How does Azure OpenAI Inference with Semantic Text Field Handle Rate Limiting and Chunking for High Token Volume?

I’m using Azure OpenAI's embedding model in an inference pipeline, where documents are indexed with the semantic_text field in an Elastic Cloud setup.

I would like to understand how rate limiting is handled in such scenarios:

  1. Rate Limiting Handling:
    If my inference setup sends more than 1 million tokens per minute or exceeds 1440 requests per minute, how can I ensure that the Azure OpenAI endpoint doesn’t start throttling or dropping requests? Is there a built-in retry mechanism or should I handle this externally?
  2. Semantic Text Field and Chunking:
    When using the semantic_text field in an Elasticsearch pipeline, and a document exceeds the allowed token limits per request, will the semantic_text field's built-in chunking logic respect the rate limits of the Azure OpenAI model? Or do I need to manage chunking and pacing at the client or middleware level?

Any guidance or real-world implementation experience around setting up resilient inference pipelines with rate limits and large document sizes is appreciated.

Hey @Ateet_Agarwal, welcome to the community!

The only automatic retries are those that already exist in the _bulk API. Our recommendation is to ensure that you are sending traffic that is compatible with your token and traffic limits.

For chunking, you can handle your specific chunking settings (in Serverless - coming to a stack release soon). More information can be found in this blog post. If you want to customize them on the client side, you would use the none chunking strategy to send in your own chunks.

Hope that helps!

Hi @Kathleen_DeRusso - Thanks for your prompt respose. I am trying to leverage the benefits of semantic_text fields with its GA in 8.18.
So, does it mean - If somehow chunking fails or rate limit occur because of the lengthy document then will it consider document as status=failed?

Correct, you should receive an appropriate error response and it will be reported by the bulk API call.

1 Like

@Kathleen_DeRusso
Today I tried to verify _bulk update api with two cases:

  1. Prepared a body request with more than 50 Mb in size and try to ingest it on an index having semantic_text field. I got below error:
"error": {
    "type": "inference_exception",    // Error when running machine learning inference
    "reason": "Exception when running inference id [embedding-openai-model] on field [body_embedding]",
    "caused_by": {
      "type": "status_exception",
      "reason": "Failed to send Azure OpenAI embeddings request.

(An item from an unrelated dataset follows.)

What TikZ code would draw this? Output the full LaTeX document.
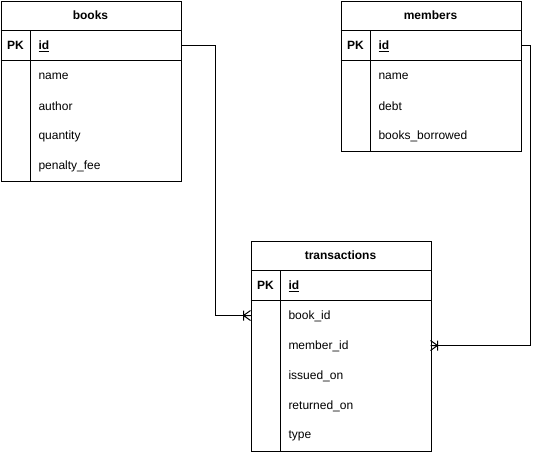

Cause: Maximum limit of [52428800] bytes reached",
      "caused_by": {
        "type": "input_stream_too_large_exception",
        "reason": "Maximum limit of [52428800] bytes reached"
      }
    }
  }
  1. Reduced the Emebedding model token limit to 1K token from 1M token then get this error:
"error": {
                    "type": "inference_exception",
                    "reason": "inference_exception: Exception when running inference id [embedding-openai-model] on field [body_embedding]",
                    "caused_by": {
                        "type": "status_exception",
                        "reason": "Received a rate limit status code. Remaining tokens [unknown]. Remaining requests [unknown]. for request from inference entity id [embedding-openai-model] status [429]. Error message: [Requests to the Embeddings_Create Operation under Azure OpenAI API version 2024-02-01 have exceeded call rate limit of your current AIServices S0 pricing tier. Please retry after 60 seconds. Please go here: https://aka.ms/oai/quotaincrease if you would like to further increase the default rate limit. For Free Account customers, upgrade to Pay as you Go here: https://aka.ms/429TrialUpgrade.]"
                    }
                }
            }

I am able to understand rate limit issue 429 as mentioned in 2nd point.

But for error 500 I need some more insight on it.

  • Is this issue from Elastic end? I mean is it unable to send the request to model through inference after a certain limit of body content?
  • I am able to successfully exeucte the first request on text field but when it come to semantic_text field then it throw 500 error as stated. Would like to know more details about it?
  • How it can be fixed?

Hi @Ateet_Agarwal can we please use Discuss and not Slack to continue this conversation as it is happening in both places? Discuss is not transient so it's probably preferable.

It looks like this was a transient issue per our discussion but I encourage you to add a bug report issue if you see this again, ideally with a stack trace through appending ?error_trace=true to the request. Thank you!

@Kathleen_DeRusso
Sure. I wanted to let you know that this s replicable. When tried with ?error_trace=true then below is the error.

"status": 500,
"error": {
  "type": "inference_exception",
  "reason": "inference_exception: Exception when running inference id [embedding-openai-model] on field [body_embedding]",
  "caused_by": {
      "type": "status_exception",
      "reason": "Failed to send Azure OpenAI embeddings request. Cause: Maximum limit of [52428800] bytes reached",
      "caused_by": {
          "type": "i_o_exception",
          "reason": "Maximum limit of [52428800] bytes reached",
          "suppressed": [
              {
                  "type": "retry_exception",
                  "reason": "retry_exception: org.elasticsearch.ElasticsearchStatusException: Received a server busy error status code for request from inference entity id [embedding-openai-model] status [503]. Error message: [The service is temporarily unable to process your request. Please try again later.]",
                  "caused_by": {
                      "type": "status_exception",
                      "reason": "Received a server busy error status code for request from inference entity id [embedding-openai-model] status [503]. Error message: [The service is temporarily unable to process your request. Please try again later.]"
                  }
              }
          ]
      }
  }
}

I just need to know on what basis should I create the _bulk request body.

  • Should it be on the basis of number of words?
  • Should it be on the basis of request body size? In my case as of now, it is below 1Mb

Thanks for duplicating.

This looks like a passthrough error from OpenAI. That also makes sense as it is transient. If that's the case, smaller chunks may help, but it's hard to tell, especially without a stack trace returned (I don't see that in the response you posted).

I think at this point, this is definitely a bug especially as it is returning a 500. I would encourage you to either (or both!) open a bug report in the Elasticsearch Github repo and contact your support representative. The other thing that we may be able to do with a support ticket is to get a request/response so engineering can try to duplicate this issue.

Thank you!